Moraga is the co-editor of This Bridge Called My Back: Writings by Radical Women of Color, which won the Before Columbus American Book Award in 1986. She is the author of several titles, including Waiting in the Wings – Portrait of a Queer Motherhood (Firebrand, 1997). In 2011, Duke University Press published her most recent essay collection, A Xicana Codex of Changing Consciousness: Writings 2000-2010. Her three volumes of drama are published through West End Press of Albuquerque, New Mexico. They include: Heroes and Saints and Other Plays; Watsonville/Circle in the Dirt; and, The Hungry Woman.

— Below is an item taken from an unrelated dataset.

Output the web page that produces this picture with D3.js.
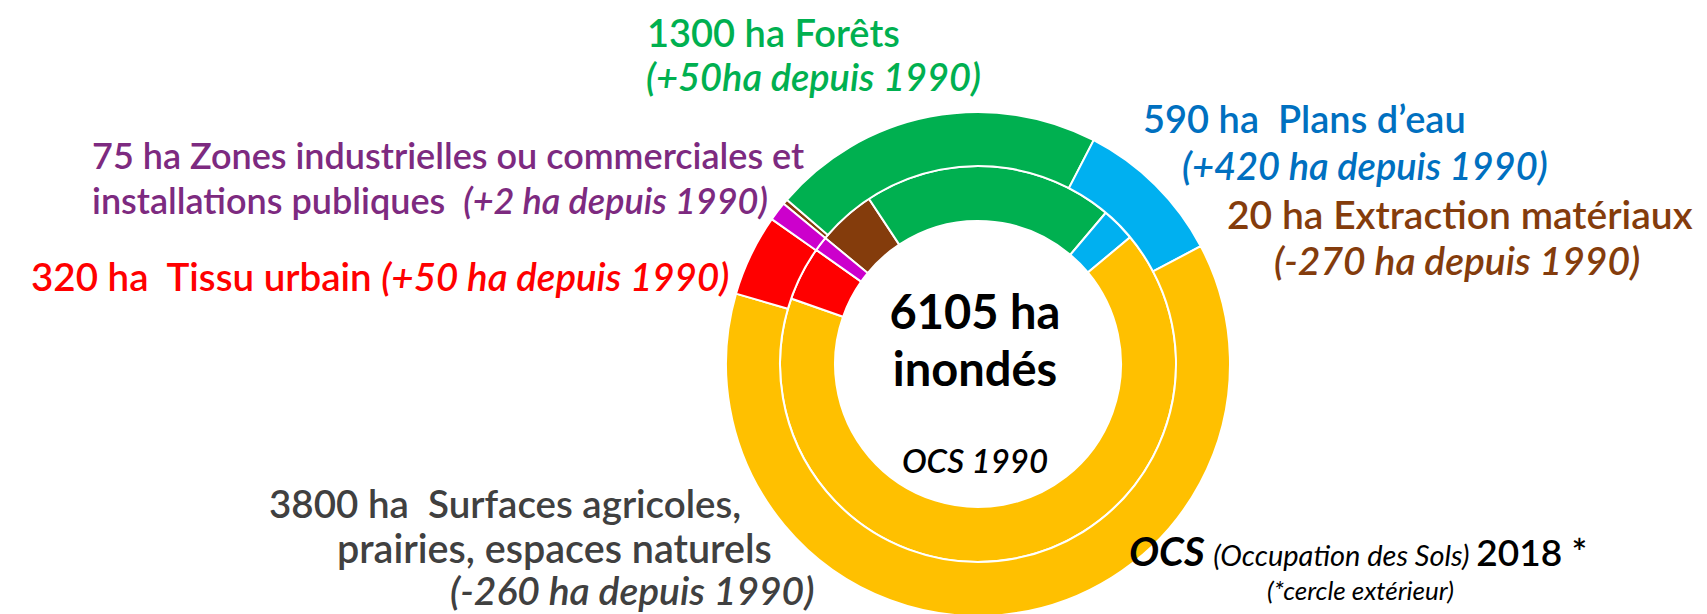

A Bay Area playwright, Moraga plays have been developed and presented in San Francisco and throughout the Southwest, as well as in Los Angeles, Chicago, Seattle and New York. In 1995, “Heart of the Earth,” Moraga’s adaptation of the Maya Popol Vuh, premiered at the Public Theatre. Her most recent play, NEW FIRE—To Put Things Right Again (with visual artist, Celia Herrera Rodríguez), had its world premiere at Brava Theater Center in January 2012, where over 3,000 people witnessed the work in its 10-day run.

For over 15 years, Moraga has served as Artist in Residence in Theater and Performance Studies at Stanford University, with a joint appointment in Comparative Studies in Race & Ethnicity. She is a founding member of La Red Xicana Indígena, a network of Xicanas working in education, the arts, and international organizing.